The exercise: Each line of the listing must be transcribed exactly, except for the images, which should be excluded.

[start]

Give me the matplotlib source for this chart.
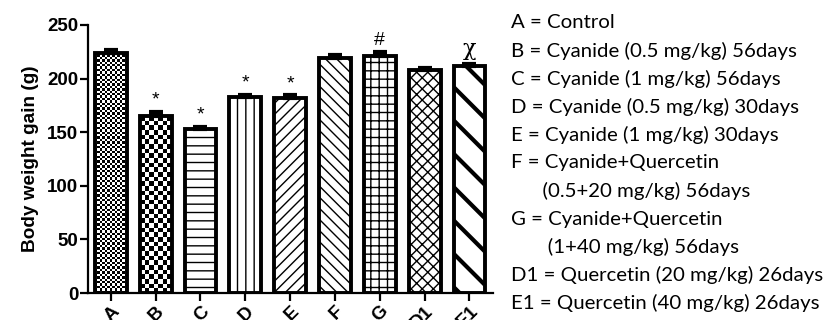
import numpy as np
import matplotlib
matplotlib.use("Agg")
import matplotlib.pyplot as plt

# data
groups = ["A", "B", "C", "D", "E", "F", "G", "D1", "E1"]
gain = [224, 165, 153, 183, 182, 219, 221, 208, 212]
sem = [3, 4, 2, 2, 2.5, 3, 4, 2, 2]
marks = ["", "*", "*", "*", "*", "", "#", "", "\u03c7"]
hatches = [None, None, "--", "||", "///", "\\\\\\", "++", "xxx", "\\"]
hatch_lw = [1, 1, 1.0, 1.0, 1.0, 1.0, 1.0, 1.0, 3.0]
checker_px = [2.4, 4.6, None, None, None, None, None, None, None]
legend_lines = [
    "A = Control",
    "B = Cyanide (0.5 mg/kg) 56days",
    "C = Cyanide (1 mg/kg) 56days",
    "D = Cyanide (0.5 mg/kg) 30days",
    "E = Cyanide (1 mg/kg) 30days",
    "F = Cyanide+Quercetin",
    "      (0.5+20 mg/kg) 56days",
    "G = Cyanide+Quercetin",
    "       (1+40 mg/kg) 56days",
    "D1 = Quercetin (20 mg/kg) 26days",
    "E1 = Quercetin (40 mg/kg) 26days",
]

plt.rcParams["font.family"] = ["Liberation Sans", "DejaVu Sans"]

fig = plt.figure(figsize=(8.29, 3.2), dpi=100)
ax = fig.add_axes([0.106, 0.084, 0.489, 0.838])

x = np.arange(len(groups))
faces = ["none" if c else "white" for c in checker_px]
bars = ax.bar(x, gain, width=0.71, color=faces, edgecolor="black",
              linewidth=2.8, zorder=2)
for b, h, lw in zip(bars, hatches, hatch_lw):
    if h:
        b.set_hatch(h)
        if hasattr(b, "set_hatch_linewidth"):
            b.set_hatch_linewidth(lw)

ax.errorbar(x, gain, yerr=[np.zeros(len(sem)), sem], fmt="none",
            ecolor="black", elinewidth=3, capsize=5, capthick=3, zorder=3)

ax.set_xlim(-0.51, 8.53)
ax.set_ylim(0, 250)

# checkerboard fills for A and B, clipped to the bars
fig.canvas.draw()
for b, cp in zip(bars, checker_px):
    if cp is None:
        continue
    x0, y0 = b.get_x(), b.get_y()
    x1, y1 = x0 + b.get_width(), y0 + b.get_height()
    p0 = ax.transData.transform((x0, y0))
    p1 = ax.transData.transform((x1, y1))
    nx = max(int(round((p1[0] - p0[0]) / cp)), 1)
    ny = max(int(round((p1[1] - p0[1]) / cp)), 1)
    board = (np.add.outer(np.arange(ny), np.arange(nx)) % 2).astype(float)
    im = ax.imshow(board, extent=(x0, x1, y0, y1), cmap="gray",
                   interpolation="nearest", aspect="auto", zorder=1.5,
                   vmin=0, vmax=1)
    im.set_clip_path(b)
ax.set_xlim(-0.51, 8.53)
ax.set_ylim(0, 250)

for xi, g, s, m in zip(x, gain, sem, marks):
    if m:
        fs = 14 if m != "\u03c7" else 16
        ax.text(xi, g + s + 3, m, ha="center", va="bottom", fontsize=fs,
                family=["DejaVu Serif"] if m == "\u03c7" else None)

ax.set_yticks([0, 50, 100, 150, 200, 250])
ax.set_xticks(x)
ax.set_xticklabels(groups, rotation=45, ha="right", rotation_mode="anchor",
                   fontweight="bold", fontsize=13.5)
for lab in ax.get_yticklabels():
    lab.set_fontweight("bold")
    lab.set_fontsize(13.5)
ax.set_ylabel("Body weight gain (g)", fontweight="bold", fontsize=13.7,
              labelpad=6)
ax.spines["top"].set_visible(False)
ax.spines["right"].set_visible(False)
ax.spines["left"].set_linewidth(1.6)
ax.spines["bottom"].set_linewidth(1.6)
ax.tick_params(width=1.6, length=6, direction="out", pad=1)

y_text = 0.93
for line in legend_lines:
    fig.text(0.617, y_text, line, fontsize=14.7, family=["Lato", "DejaVu Sans"],
             va="center", ha="left")
    y_text -= 0.0878

fig.savefig("out.png", dpi=100)
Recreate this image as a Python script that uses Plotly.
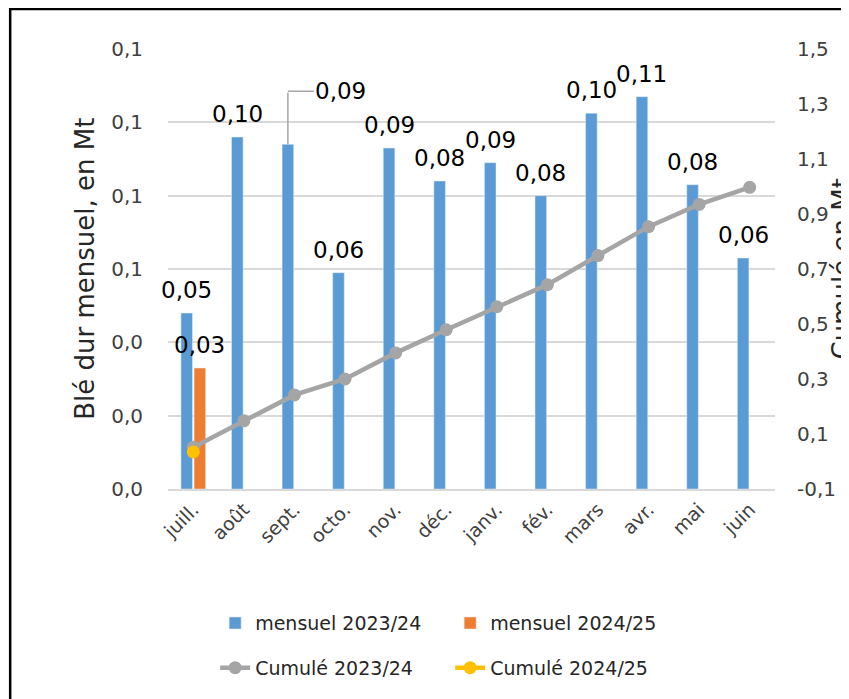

[end]

Task solution:
Give me the matplotlib source for this chart.
import numpy as np
import matplotlib
matplotlib.use("Agg")
import matplotlib.pyplot as plt

# data
groups = ["A", "B", "C", "D", "E", "F", "G", "D1", "E1"]
gain = [224, 165, 153, 183, 182, 219, 221, 208, 212]
sem = [3, 4, 2, 2, 2.5, 3, 4, 2, 2]
marks = ["", "*", "*", "*", "*", "", "#", "", "\u03c7"]
hatches = [None, None, "--", "||", "///", "\\\\\\", "++", "xxx", "\\"]
hatch_lw = [1, 1, 1.0, 1.0, 1.0, 1.0, 1.0, 1.0, 3.0]
checker_px = [2.4, 4.6, None, None, None, None, None, None, None]
legend_lines = [
    "A = Control",
    "B = Cyanide (0.5 mg/kg) 56days",
    "C = Cyanide (1 mg/kg) 56days",
    "D = Cyanide (0.5 mg/kg) 30days",
    "E = Cyanide (1 mg/kg) 30days",
    "F = Cyanide+Quercetin",
    "      (0.5+20 mg/kg) 56days",
    "G = Cyanide+Quercetin",
    "       (1+40 mg/kg) 56days",
    "D1 = Quercetin (20 mg/kg) 26days",
    "E1 = Quercetin (40 mg/kg) 26days",
]

plt.rcParams["font.family"] = ["Liberation Sans", "DejaVu Sans"]

fig = plt.figure(figsize=(8.29, 3.2), dpi=100)
ax = fig.add_axes([0.106, 0.084, 0.489, 0.838])

x = np.arange(len(groups))
faces = ["none" if c else "white" for c in checker_px]
bars = ax.bar(x, gain, width=0.71, color=faces, edgecolor="black",
              linewidth=2.8, zorder=2)
for b, h, lw in zip(bars, hatches, hatch_lw):
    if h:
        b.set_hatch(h)
        if hasattr(b, "set_hatch_linewidth"):
            b.set_hatch_linewidth(lw)

ax.errorbar(x, gain, yerr=[np.zeros(len(sem)), sem], fmt="none",
            ecolor="black", elinewidth=3, capsize=5, capthick=3, zorder=3)

ax.set_xlim(-0.51, 8.53)
ax.set_ylim(0, 250)

# checkerboard fills for A and B, clipped to the bars
fig.canvas.draw()
for b, cp in zip(bars, checker_px):
    if cp is None:
        continue
    x0, y0 = b.get_x(), b.get_y()
    x1, y1 = x0 + b.get_width(), y0 + b.get_height()
    p0 = ax.transData.transform((x0, y0))
    p1 = ax.transData.transform((x1, y1))
    nx = max(int(round((p1[0] - p0[0]) / cp)), 1)
    ny = max(int(round((p1[1] - p0[1]) / cp)), 1)
    board = (np.add.outer(np.arange(ny), np.arange(nx)) % 2).astype(float)
    im = ax.imshow(board, extent=(x0, x1, y0, y1), cmap="gray",
                   interpolation="nearest", aspect="auto", zorder=1.5,
                   vmin=0, vmax=1)
    im.set_clip_path(b)
ax.set_xlim(-0.51, 8.53)
ax.set_ylim(0, 250)

for xi, g, s, m in zip(x, gain, sem, marks):
    if m:
        fs = 14 if m != "\u03c7" else 16
        ax.text(xi, g + s + 3, m, ha="center", va="bottom", fontsize=fs,
                family=["DejaVu Serif"] if m == "\u03c7" else None)

ax.set_yticks([0, 50, 100, 150, 200, 250])
ax.set_xticks(x)
ax.set_xticklabels(groups, rotation=45, ha="right", rotation_mode="anchor",
                   fontweight="bold", fontsize=13.5)
for lab in ax.get_yticklabels():
    lab.set_fontweight("bold")
    lab.set_fontsize(13.5)
ax.set_ylabel("Body weight gain (g)", fontweight="bold", fontsize=13.7,
              labelpad=6)
ax.spines["top"].set_visible(False)
ax.spines["right"].set_visible(False)
ax.spines["left"].set_linewidth(1.6)
ax.spines["bottom"].set_linewidth(1.6)
ax.tick_params(width=1.6, length=6, direction="out", pad=1)

y_text = 0.93
for line in legend_lines:
    fig.text(0.617, y_text, line, fontsize=14.7, family=["Lato", "DejaVu Sans"],
             va="center", ha="left")
    y_text -= 0.0878

fig.savefig("out.png", dpi=100)
Recreate this image as a Python script that uses Plotly.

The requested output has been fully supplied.